Too Much Trash? Get Rid of the Trashcans
New York City’s Metropolitan Transportation Authority is trying a counterintuitive approach to cleaning up the subway by removing trash cans from some of its dirtiest stations. According to the New York Times, a subway stop in Queens and another in Greenwich Village have been entirely without trashcans for the last two weeks:
The idea is to reduce the load on the authority’s overtaxed garbage crew, which is struggling to complete its daily rounds of clearing out 40 tons of trash from the system.
But it also offers a novel experiment: will New Yorkers stop throwing things away in the subway if there is no place to put them?
Results have so far been mixed. While one bin-less station appeared relatively clean to a Times reporter, the experiment is obviously having some knock-on effects.
A hole-in-the-wall bodega is nestled in the tile walls of the downtown platform. Its proprietor, Ranandra K. Talukder, said that since the bins were removed, he has been bombarded by riders who ask if they can throw away their trash in his store. Fiercely protective of what he deemed “my clean space,” he tells them no. He keeps his own garbage bin hidden behind the counter. “Very, very nasty,” he said of the platform outside his shop.

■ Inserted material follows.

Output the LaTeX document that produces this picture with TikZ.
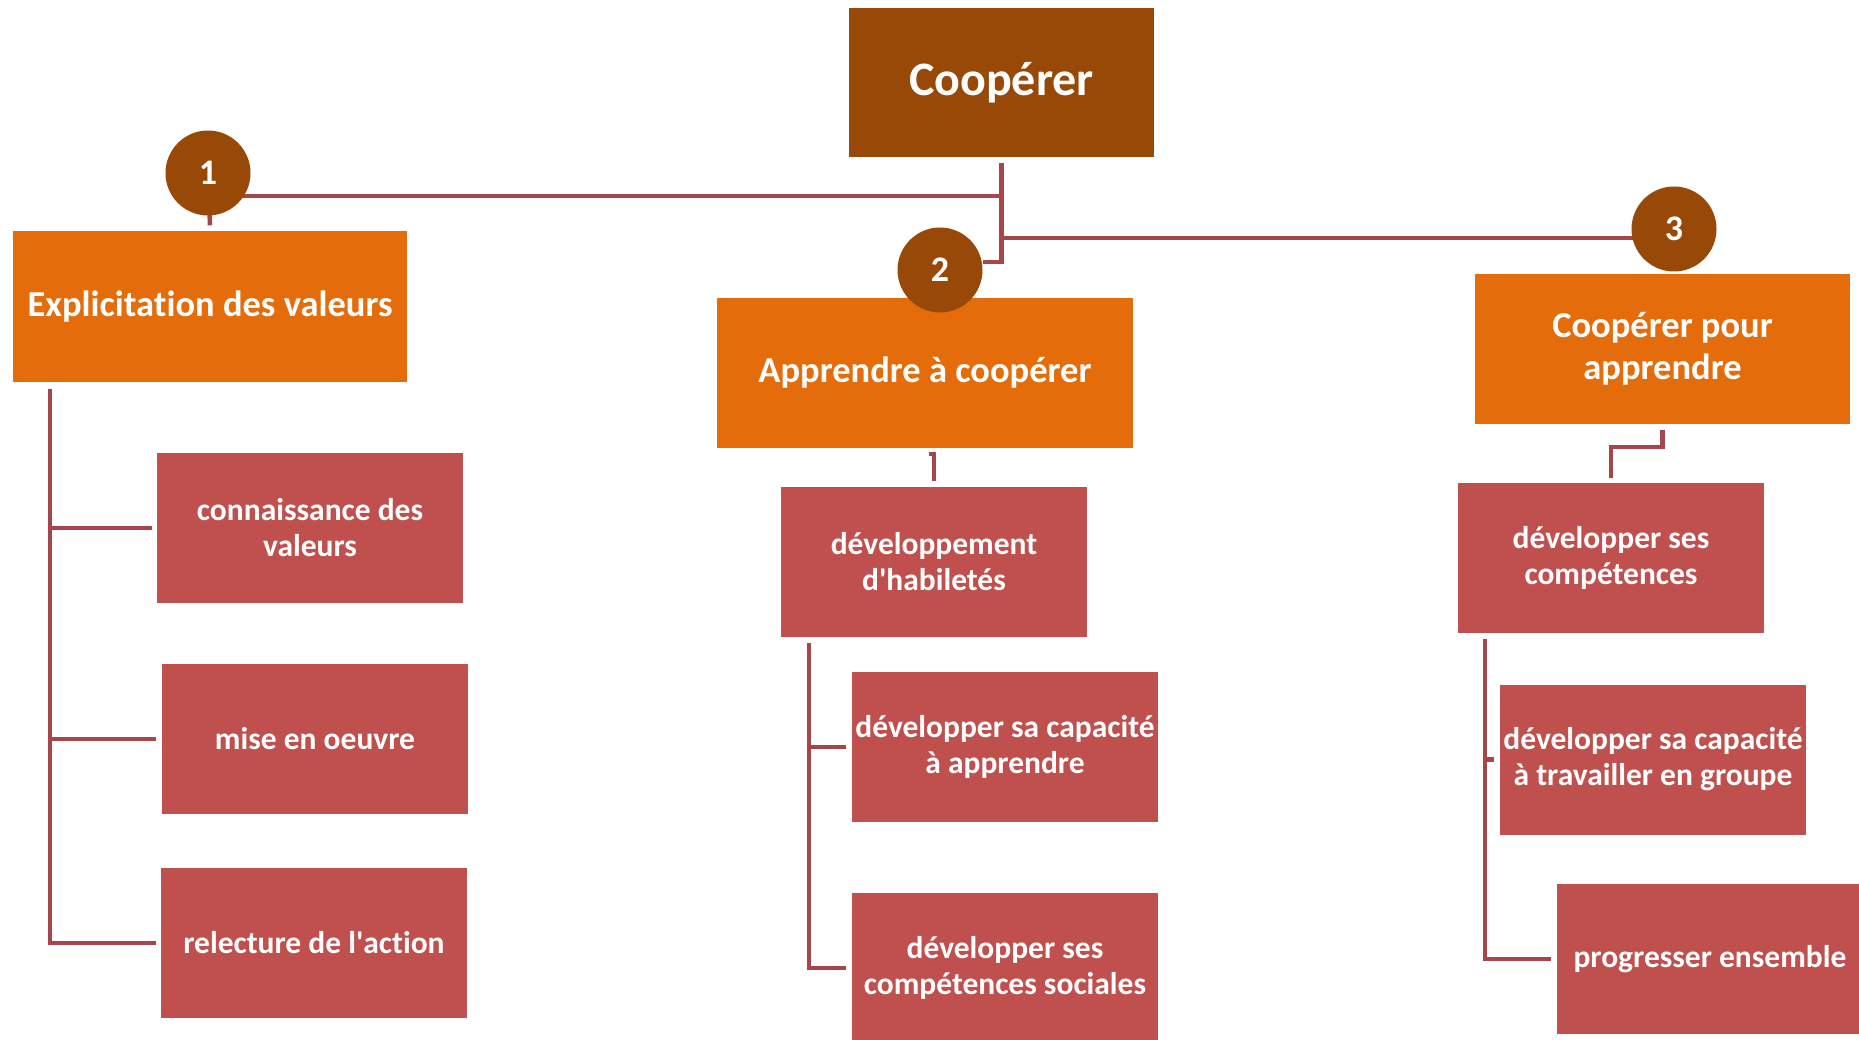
\documentclass[tikz,border=0pt]{standalone}
\usepackage{fontspec}
\setmainfont{Carlito}[Ligatures={NoCommon}]
\pgfdeclarelayer{bg}
\pgfsetlayers{bg,main}
\definecolor{brownc}{HTML}{984807}
\definecolor{orangec}{HTML}{E46C0A}
\definecolor{redc}{HTML}{C0504D}
\definecolor{linec}{HTML}{A5474A}
\begin{document}
\begin{tikzpicture}[x=1pt,y=-1pt,
 box/.style={rectangle, inner sep=0pt, align=center, text=white},
 topbox/.style={box, fill=brownc, minimum width=305pt, minimum height=149pt, font=\bfseries\fontsize{48}{58}\selectfont},
 midbox/.style={box, fill=orangec, minimum height=150pt, font=\bfseries\fontsize{36.5}{41.5}\selectfont},
 subbox/.style={box, fill=redc, minimum width=306pt, minimum height=150pt, font=\bfseries\fontsize{31.5}{36}\selectfont},
 badge/.style={circle, fill=brownc, minimum size=85pt, inner sep=0pt, text=white, font=\bfseries\fontsize{36}{40}\selectfont},
 conn/.style={draw=linec, line width=4.5pt}]
\useasboundingbox (0,0) rectangle (1859,1040);

% main boxes
\node[topbox] (coop) at (1001.5,82.5) {Coopérer};
\node[midbox, minimum width=394pt] (expl) at (210,306.5) {Explicitation des valeurs};
\node[midbox, minimum width=416pt] (appr) at (925,373) {Apprendre à coopérer};
\node[midbox, minimum width=375pt] (cpa) at (1662.5,349) {Coopérer pour\\apprendre};

% sub boxes
\node[subbox] (conn) at (310,528) {connaissance des\\valeurs};
\node[subbox] (mise) at (315,739) {mise en oeuvre};
\node[subbox] (rel) at (314,943) {relecture de l\textquotesingle action};
\node[subbox] (dev) at (934,562) {développement\\d\textquotesingle habiletés};
\node[subbox] (capa) at (1005,747) {développer sa capacité\\à apprendre};
\node[subbox] (soc) at (1005,968) {développer ses\\compétences sociales};
\node[subbox] (devc) at (1611,558) {développer ses\\compétences};
\node[subbox] (trav) at (1653,759.5) {développer sa capacité\\à travailler en groupe};
\node[subbox] (prog) at (1710,959) {progresser ensemble};

% badges
\node[badge] (c1) at (208,173) {1};
\node[badge] (c2) at (940,270) {2};
\node[badge] (c3) at (1674,229) {3};

\coordinate (tTop) at ([yshift=-6pt]coop.south);
\coordinate (j1) at (1002,196);
\coordinate (j3) at (1002,238);

\begin{pgfonlayer}{bg}
\draw[conn] (tTop) |- ([yshift=8pt]c2.east);
\draw[conn] (j1) -- (c1.center |- j1);
\draw[conn] (j3) -- (c3.center |- j3);
\draw[conn] (c1.center) -- ([yshift=6pt]expl.north);
\end{pgfonlayer}

% second-level links
\draw[conn] ([xshift=-5pt,yshift=-6pt]appr.south -| dev.north) -- ++(5,0) -- ([yshift=6pt]dev.north);
\draw[conn] ([yshift=-6pt]cpa.south) -- ++(0,17) -| ([yshift=5pt]devc.north);

% left trunk
\coordinate (lt) at ([xshift=37pt,yshift=-7pt]expl.south west);
\draw[conn] (lt) |- ([xshift=-5pt]rel.west);
\draw[conn] (lt |- conn.west) -- ([xshift=-5pt]conn.west);
\draw[conn] (lt |- mise.west) -- ([xshift=-6pt]mise.west);

% middle trunk
\coordinate (mt) at ([xshift=28pt,yshift=-6pt]dev.south west);
\draw[conn] (mt) |- ([xshift=-6pt]soc.west);
\draw[conn] (mt |- capa.west) -- ([xshift=-6pt]capa.west);

% right trunk
\coordinate (rt) at ([xshift=27pt,yshift=-6pt]devc.south west);
\draw[conn] (rt) |- ([xshift=-6pt]prog.west);
\draw[conn] (rt |- trav.west) -- ([xshift=-6pt]trav.west);
\end{tikzpicture}
\end{document}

John Gaito, a subway vice president who supervises trash collection, said the no-bin pilot had had mixed results. The system’s cleaner who sweeps at Eighth Street is a fan; the cleaner at Main Street in Flushing, one of the busiest in the system, is not. “He sees more trash,” Mr. Gaito said of the Main Street worker.
Similar experiments have also had mixed results in other cities. While some Underground stations in London have no trash cans, Washington D.C. abandoned its bin-less experiment because of riders’ complaints. Seems to me that removing trashcans to reduce trash is sort of akin to removing highways to reduce traffic, which has worked in some cities.